Is another clash between these two nuclear-armed nations imminent? Common sense, that oft-silenced voice, declares war to be no game. It is not the duelling of sabres but a judgment upon the fate of two civilisations—their economies, their cultures, their collective souls. The scent of gunpowder hangs heavy in the air, much like hidden currents below a seemingly placid stream. And if Prime Minister Modi surrenders reason at the altar of populist vengeance, the descent into conflict may no longer remain a distant hypothesis.
The poet Iqbal, with prophetic melancholy, once mused:
سفینۂ اُمید کو ساحل نہ ملا، شاید
کہ موجِ حوادث سے کوئی طوفان نکلے
“Suffeenah-e-umeed ko saahil na mila, shayad
Ke mauj-e-hawaadis se koi toofaan nikle.”
“Perhaps the ship of hope found no shore, for fate itself may yet unleash a tempest.”
The incendiary rhetoric from New Delhi prompts an unavoidable inquiry: is India preparing to avenge its perceived humiliations? The evidence is manifold—political declarations steeped in hubris, soaring defence expenditures, and arms deals with Israel and the United States. These are not the gestures of a nation seeking conciliation, but of one intoxicated by the dream of regional hegemony. History teaches us: when wounded pride eclipses prudence, nations have often marched blindfolded into the abyss.
India’s posturing, its alliance with foreign war-mongers, and its unrelenting provocations suggest a dangerous eagerness to gamble once again with peace. As a poet once said:
جفا جو عشق میں ہوتی ہے وہ جفا ہی نہیں
ستم نہ ہو تو محبت میں کچھ مزا ہی نہیں
“Jafaa jo ishq mein hoti hai woh jafaa hi nahin,
Sitam na ho to mohabbat mein kuch maza hi nahin.”
Cruelty in love is no cruelty at all; for what is affection without the thrill of suffering. Yet, national honour demands that Pakistan remain vigilant, prepared, and steadfast—ever committed to peace, but never mistaken for weak.

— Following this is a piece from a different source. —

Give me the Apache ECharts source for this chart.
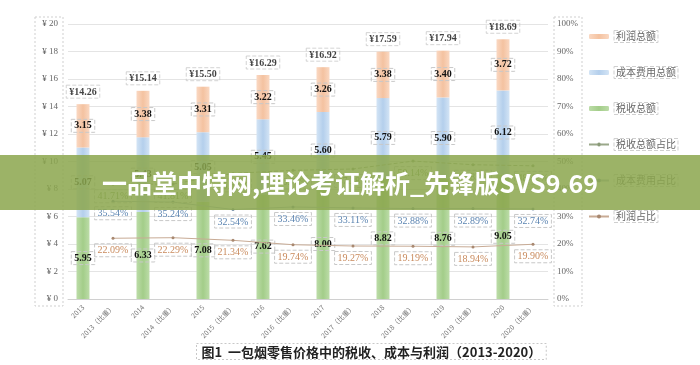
<!DOCTYPE html>
<html><head><meta charset="utf-8">
<script src="https://cdn.jsdelivr.net/npm/echarts@6/dist/echarts.min.js"></script>
<style>html,body{margin:0;padding:0;background:#fff}#c{width:700px;height:365px}</style>
</head><body><div id="c"></div>
<script>
var years = ['2013','2014','2015','2016','2017','2018','2019','2020'];
var taxVals = [5.95, 6.33, 7.08, 7.62, 8.00, 8.82, 8.76, 9.05];
var costVals = [5.07, 5.43, 5.05, 5.45, 5.60, 5.79, 5.90, 6.12];
var profitVals = [3.15, 3.38, 3.31, 3.22, 3.26, 3.38, 3.40, 3.72];
var totals = ['14.26','15.14','15.50','16.29','16.92','17.59','17.94','18.69'];
var taxShare = [41.71, 41.81, 45.68, 46.78, 47.28, 50.14, 48.83, 48.42];
var costShare = [35.54, 35.24, 32.54, 33.46, 33.11, 32.88, 32.89, 32.74];
var profitShare = [22.09, 22.29, 21.34, 19.74, 19.27, 19.19, 18.94, 19.90];
var leftTicks = {min: 0, max: 20, interval: 2};
var rightTicks = {min: 0, max: 100, interval: 10};

var categories = [];
years.forEach(function (y) { categories.push(y); categories.push(y + '（比重）'); });
function onYears(arr) { var o = []; arr.forEach(function (v) { o.push(v); o.push(null); }); return o; }
function onShares(arr) { var o = []; arr.forEach(function (v) { o.push(null); o.push(v); }); return o; }
var sums = taxVals.map(function (v, i) { return +(v + costVals[i] + profitVals[i]).toFixed(2); });

var serif = '"Liberation Serif","Times New Roman",serif';
var cjk = '"Noto Sans CJK SC",sans-serif';
var boxLabel = {borderColor: '#c8c8c8', borderType: 'dashed', borderWidth: 1, padding: [2, 3, 1, 3]};
function grad(edge, mid) {
  return new echarts.graphic.LinearGradient(0, 0, 1, 0, [{offset: 0, color: edge}, {offset: 0.5, color: mid}, {offset: 1, color: edge}]);
}
function barLabel() {
  return Object.assign({show: true, position: 'inside', color: '#111', fontFamily: serif, fontWeight: 'bold', fontSize: 10,
    formatter: function (p) { return p.value == null ? '' : p.value.toFixed(2); }}, boxLabel);
}
function lineLabel(color) {
  return Object.assign({show: true, position: 'bottom', distance: 4, color: color, fontFamily: serif, fontSize: 10,
    formatter: function (p) { return p.value == null ? '' : p.value.toFixed(2) + '%'; }}, boxLabel);
}

var chart = echarts.init(document.getElementById('c'), null, {renderer: 'canvas'});
chart.setOption({
  backgroundColor: '#fff',
  animation: false,
  grid: {left: 68, right: 152, top: 24, bottom: 66},
  legend: {
    orient: 'vertical', left: 583, top: 25, itemGap: 23, itemWidth: 20, itemHeight: 5,
    data: ['利润总额', '成本费用总额', '税收总额', '税收总额占比', '成本费用占比', '利润占比'],
    textStyle: {color: '#666', fontFamily: cjk, fontSize: 10, borderColor: '#cfcfcf', borderType: 'dashed', borderWidth: 1, padding: [1, 2, 1, 2]}
  },
  xAxis: {
    type: 'category', data: categories,
    axisLine: {lineStyle: {color: '#d0d0d0'}}, axisTick: {show: false},
    axisLabel: {interval: 0, rotate: 45, fontSize: 7, color: '#777', fontFamily: cjk, margin: 7}
  },
  yAxis: [
    {type: 'value', min: leftTicks.min, max: leftTicks.max, interval: leftTicks.interval,
      axisLine: {show: false}, axisTick: {show: false},
      axisLabel: {formatter: '¥ {value}', color: '#666', fontSize: 9, fontFamily: serif, margin: 10},
      splitLine: {lineStyle: {color: '#e4e4e4'}}},
    {type: 'value', min: rightTicks.min, max: rightTicks.max, interval: rightTicks.interval,
      axisLine: {show: false}, axisTick: {show: false}, splitLine: {show: false},
      axisLabel: {formatter: '{value}%', color: '#666', fontSize: 9, fontFamily: serif, margin: 9}}
  ],
  series: [
    {name: '税收总额', type: 'bar', stack: 't', barWidth: 13, data: onYears(taxVals),
      itemStyle: {color: grad('#bcdca8', '#a3cd89')}, label: barLabel()},
    {name: '成本费用总额', type: 'bar', stack: 't', barWidth: 13, data: onYears(costVals),
      itemStyle: {color: grad('#d3e4f5', '#b4cfec')}, label: barLabel()},
    {name: '利润总额', type: 'bar', stack: 't', barWidth: 13, data: onYears(profitVals),
      itemStyle: {color: grad('#fad8c2', '#f4c2a0')}, label: barLabel()},
    {name: '总计', type: 'scatter', data: onYears(sums), symbolSize: 0, silent: true,
      label: Object.assign({show: true, position: 'top', distance: 6, color: '#111', fontFamily: serif, fontWeight: 'bold', fontSize: 10,
        formatter: function (p) { return '¥' + totals[Math.floor(p.dataIndex / 2)]; }}, boxLabel)},
    {name: '税收总额占比', type: 'line', yAxisIndex: 1, connectNulls: true, data: onShares(taxShare),
      symbol: 'circle', symbolSize: 3, lineStyle: {width: 1, color: '#9aa88a', type: 'dashed'}, itemStyle: {color: '#8a9a78'},
      label: lineLabel('#7d9a5c')},
    {name: '成本费用占比', type: 'line', yAxisIndex: 1, connectNulls: true, data: onShares(costShare),
      symbol: 'circle', symbolSize: 3, lineStyle: {width: 1, color: '#a9b8c8'}, itemStyle: {color: '#7890a8'},
      label: lineLabel('#5b84b1')},
    {name: '利润占比', type: 'line', yAxisIndex: 1, connectNulls: true, data: onShares(profitShare),
      symbol: 'circle', symbolSize: 3, lineStyle: {width: 1, color: '#c8ab95'}, itemStyle: {color: '#a88870'},
      label: lineLabel('#c98a5c')}
  ],
  graphic: [
    {type: 'rect', shape: {x: 35, y: 17, width: 28, height: 289}, style: {fill: 'none', stroke: '#cfcfcf', lineDash: [2, 2], lineWidth: 1}, z: 1},
    {type: 'rect', shape: {x: 554, y: 17, width: 28, height: 289}, style: {fill: 'none', stroke: '#cfcfcf', lineDash: [2, 2], lineWidth: 1}, z: 1},
    {type: 'text', left: 196, top: 343, z: 5,
      style: {text: '图1  一包烟零售价格中的税收、成本与利润（2013-2020）', font: 'bold 13px "Noto Sans CJK SC", sans-serif', fill: '#222',
        borderColor: '#c8c8c8', borderWidth: 1, borderDash: [2, 2], padding: [2, 5, 1, 5]}},
    {type: 'rect', shape: {x: 0, y: 155, width: 700, height: 55}, style: {fill: 'rgba(140,166,78,0.86)'}, z: 100},
    {type: 'text', x: 350, y: 183, z: 101,
      style: {text: '一品堂中特网,理论考证解析_先锋版SVS9.69', font: 'bold 25px "Noto Sans CJK SC", sans-serif', fill: '#fff',
        align: 'center', verticalAlign: 'middle'}}
  ]
});
</script></body></html>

President Donald Trump, ever eager for laurels, proudly proclaimed that he had averted nuclear war in South Asia through timely intervention—offering the twin lures of trade and diplomacy. But was it truly his outstretched hand, or was it rather the terrifying nearness of the precipice that sobered the actors? What transpired was no ordinary skirmish—it was a terrifying brush with atomic devastation. One misstep, one misjudgement, could have consigned millions to the ash-heap of oblivion. Diplomacy doused the flames, but in the embers, a deadly heat still simmers.
This moment in history is not a mere footnote. It is a dark scar upon the forehead of mankind, a warning inked in dread. Were such madness to return, neither history nor humanity may live to bear witness. Both nations stood at the precipice, their arsenals cocked beneath the nuclear shadow. A moment of reckoning, no less. Yet how lamentable that so few heed the lesson, and so many stand ready to repeat the folly.
اُٹھ کہ اب بزمِ جہاں کا اور ہی انداز ہے
مشرق و مغرب میں تیرے دور کا آغاز ہے
“Uth keh ab bazm-e-jahaan ka aur hi andaaz hai,
Mashriq o maghrib mein tere daur ka aaghaz hai.”
“Rise—for the world now bears a new countenance,
From East to West, your era dawns anew.”
The global response—United Nations, America, China, Russia—all called for restraint. Yet their declarations bore the hollow ring of diplomatic niceties. The world may feign a desire to prevent this region from descending into fire, but rarely does it act with resolve. When Pakistan retaliated to Indian aggression, alarm bells rang from Washington to Westminster, and urgent calls for ceasefire echoed across capitals. And lo! The Kashmir dispute was once again paraded, like a weary lollipop offered to a child in distress.
When India hurls bombs, the world watches in silence—like spectators at a blood-sport, content to murmur “grave concern” from cushioned seats. Only allies like China, Turkey, and a handful of principled voices stood by Pakistan in the first moments of peril. Thus:
زمانہ کہتا ہے کس کا ہے یہ فسانۂ درد
کوئی نہیں جو کہے: ‘یہ انسانیت کا زخم ہے
“Zamaana kehta hai kis ka hai yeh fasaana-e-dard,
Koi nahin jo kahe, yeh insaniyat ka zakhm hai.”
“The world wonders whose tale of sorrow this may be—
None dare proclaim it is humanity that bleeds.”
The world had a duty to mediate, but too often, power weighs peace against profit. Should nuclear calamity strike again, the world may offer nothing more than condemnatory platitudes—while corpses rot in Lahore and Delhi alike. But the poison will not halt at Wagah; it will ride the winds to London, New York, and Moscow.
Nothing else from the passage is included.